Creating multiple dense layers without activation is not going to give your function any more flexibility since it then is just an affine transform, but it will add a bunch of extra parameters which slows down learning in most cases. I would either have the single layer with Dense(100, 1, tanh) or put some activations in the intermediate layers.
Removing the relu from the critic seems reasonable, otherwise you might randomly get zero gradients depending on the initialization and data. If you make larger updates with more data it could maybe be more okay to keep it since then it is more plausible that some of the data will still generate a positive output and thus lead to some gradient.
It also seems the actor has a similar problem, when I ran it and checked the value in s1 it was -1, indicating it is really negative before the tanh and thus will have a very small gradient, and checking the gradient of the action w.r.t. the parameters then really seem to be 0 or very close at least. Testing the gradients with some random number gives non-zero values.
Thanks for the detailed explanation. I did try out your suggestions like adding relu to the layers. However what I am noticing is having no tanh in the final layer does update the network in my case.
What I unable to understand is the code snippet in your answer. If the actor’s network design you are taking remains the same why is it able to update in your case. Did you change anything else?
Also one more thing i notice is that upon running update function more than once the param values seem to remain the same. I guess it might be possible that the network does not change much after the first train!.
Yes, that is what I mentioned that the gradient vanishes thanks to the tanh, so removing it could be one option if it is not needed for your specific problem.

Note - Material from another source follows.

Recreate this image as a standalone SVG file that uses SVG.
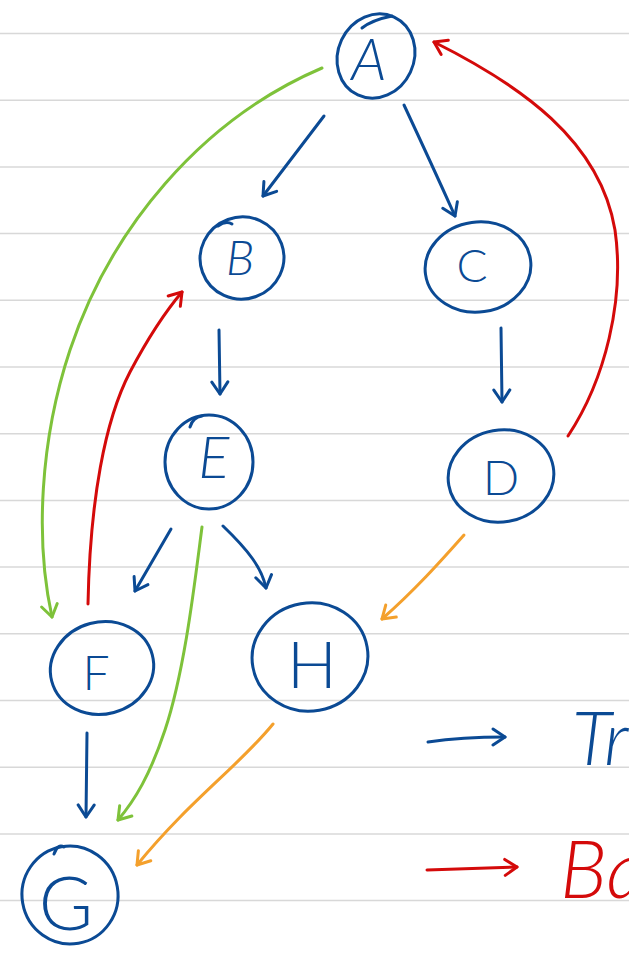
<svg xmlns="http://www.w3.org/2000/svg" width="629" height="954" viewBox="0 0 629 954">
<style>
.rule{stroke:#d8d8d8;stroke-width:1.5}
.node{fill:none;stroke:#0b4a94;stroke-width:3;stroke-linecap:round}
.lbl{fill:#0b4a94;font-family:Lato,"Liberation Sans",Arial,sans-serif;font-weight:300;text-anchor:middle}
.leg{font-family:Lato,"Liberation Sans",Arial,sans-serif;font-weight:300;font-style:italic}
.e{fill:none;stroke-width:3;stroke-linecap:round;stroke-linejoin:round}
.tree{stroke:#0b4a94;marker-end:url(#hb)}
.fwd{stroke:#7ec23a;marker-end:url(#hg)}
.back{stroke:#d40a0a;marker-end:url(#hr)}
.cross{stroke:#f4a02c;marker-end:url(#ho)}
</style>
<defs>
<marker id="hb" viewBox="0 0 20 20" refX="16" refY="10" markerWidth="20" markerHeight="20" markerUnits="userSpaceOnUse" orient="auto"><path d="M4,2 L16,10 L4,18" fill="none" stroke="#0b4a94" stroke-width="3" stroke-linecap="round" stroke-linejoin="round"/></marker>
<marker id="hg" viewBox="0 0 20 20" refX="16" refY="10" markerWidth="20" markerHeight="20" markerUnits="userSpaceOnUse" orient="auto"><path d="M4,2 L16,10 L4,18" fill="none" stroke="#7ec23a" stroke-width="3" stroke-linecap="round" stroke-linejoin="round"/></marker>
<marker id="hr" viewBox="0 0 20 20" refX="16" refY="10" markerWidth="20" markerHeight="20" markerUnits="userSpaceOnUse" orient="auto"><path d="M4,2 L16,10 L4,18" fill="none" stroke="#d40a0a" stroke-width="3" stroke-linecap="round" stroke-linejoin="round"/></marker>
<marker id="ho" viewBox="0 0 20 20" refX="16" refY="10" markerWidth="20" markerHeight="20" markerUnits="userSpaceOnUse" orient="auto"><path d="M4,2 L16,10 L4,18" fill="none" stroke="#f4a02c" stroke-width="3" stroke-linecap="round" stroke-linejoin="round"/></marker>
</defs>
<rect width="629" height="954" fill="#ffffff"/>
<g id="rules">
<line class="rule" x1="0" y1="33.5" x2="629" y2="33.5"/>
<line class="rule" x1="0" y1="100.2" x2="629" y2="100.2"/>
<line class="rule" x1="0" y1="166.9" x2="629" y2="166.9"/>
<line class="rule" x1="0" y1="233.6" x2="629" y2="233.6"/>
<line class="rule" x1="0" y1="300.3" x2="629" y2="300.3"/>
<line class="rule" x1="0" y1="367" x2="629" y2="367"/>
<line class="rule" x1="0" y1="433.7" x2="629" y2="433.7"/>
<line class="rule" x1="0" y1="500.4" x2="629" y2="500.4"/>
<line class="rule" x1="0" y1="567.1" x2="629" y2="567.1"/>
<line class="rule" x1="0" y1="633.8" x2="629" y2="633.8"/>
<line class="rule" x1="0" y1="700.5" x2="629" y2="700.5"/>
<line class="rule" x1="0" y1="767.2" x2="629" y2="767.2"/>
<line class="rule" x1="0" y1="833.9" x2="629" y2="833.9"/>
<line class="rule" x1="0" y1="900.6" x2="629" y2="900.6"/>
</g>
<g id="connectors">
<path class="e tree" d="M324,116 L263,196"/>
<path class="e tree" d="M404,105 Q432,165 455,216"/>
<path class="e tree" d="M219,330 L220,394"/>
<path class="e tree" d="M501,328 L502,402"/>
<path class="e tree" d="M171,529 L135,591"/>
<path class="e tree" d="M223,526 C248,550 262,568 266,588"/>
<path class="e tree" d="M87,733 L86,817"/>
<path class="e fwd" d="M322,68 C200,120 110,230 70,350 C40,440 35,540 52,617"/>
<path class="e fwd" d="M202,527 C195,580 185,670 165,730 C150,775 135,800 118,820"/>
<path class="e back" d="M88,604 C90,500 105,420 130,372 C148,338 165,312 182,292"/>
<path class="e back" d="M568,436 C605,380 625,300 615,230 C600,140 520,85 434,42"/>
<path class="e cross" d="M464,535 C440,562 415,590 382,619"/>
<path class="e cross" d="M273,724 C240,765 190,800 137,865"/>
</g>
<g id="node-A">
<ellipse class="node" cx="376" cy="56" rx="38" ry="43" transform="rotate(25 376 56)"/>
<path class="node" d="M362,28 Q372,20 392,16"/>
<text class="lbl" x="369" y="80" font-size="58" font-style="italic">A</text>
</g>
<g id="node-B">
<ellipse class="node" cx="242" cy="258" rx="42" ry="41" transform="rotate(-20 242 258)"/>
<path class="node" d="M218,226 Q226,220 232,224"/>
<text class="lbl" x="240" y="275" font-size="48" font-style="italic">B</text>
</g>
<g id="node-C">
<ellipse class="node" cx="478" cy="267" rx="53" ry="45" transform="rotate(-8 478 267)"/>
<text class="lbl" x="472" y="282" font-size="46">C</text>
</g>
<g id="node-E">
<ellipse class="node" cx="209" cy="462" rx="44" ry="47"/>
<path class="node" d="M190,427 Q193,417 202,416"/>
<text class="lbl" x="214" y="478" font-size="58" font-style="italic">E</text>
</g>
<g id="node-D">
<ellipse class="node" cx="501" cy="476" rx="53" ry="46" transform="rotate(-10 501 476)"/>
<text class="lbl" x="501" y="495" font-size="48">D</text>
</g>
<g id="node-F">
<ellipse class="node" cx="102" cy="668" rx="52" ry="46" transform="rotate(-15 102 668)"/>
<text class="lbl" x="96" y="690" font-size="48">F</text>
</g>
<g id="node-H">
<ellipse class="node" cx="310" cy="657" rx="58" ry="54" transform="rotate(-10 310 657)"/>
<text class="lbl" x="312" y="688" font-size="66">H</text>
</g>
<g id="node-G">
<ellipse class="node" cx="70" cy="895" rx="48" ry="49" transform="rotate(-10 70 895)"/>
<path class="node" d="M54,854 Q58,843 64,847"/>
<text class="lbl" x="66" y="930" font-size="74">G</text>
</g>
<g id="legend">
<path class="e tree" d="M428,742 C455,738 480,737 505,737"/>
<text class="leg" x="572" y="765" font-size="74" fill="#0b4a94">Tre</text>
<path class="e back" d="M427,870 L517,867"/>
<text class="leg" x="560" y="898" font-size="80" fill="#d40a0a">Ba</text>
</g>
</svg>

Because of the random initialization of the network, I got gradients in one case, but not in the other case. This is an effect of combining tanh with a single datapoint, so if that single datapoint happen to generate a large (negative or positive) value through the net, tanh will generate 0 as gradient.
I think you pretty much have a implementation that should work, just that the single datapoint causes problems in random cases for you, so if you train on batches of data instead it should hopefully do better.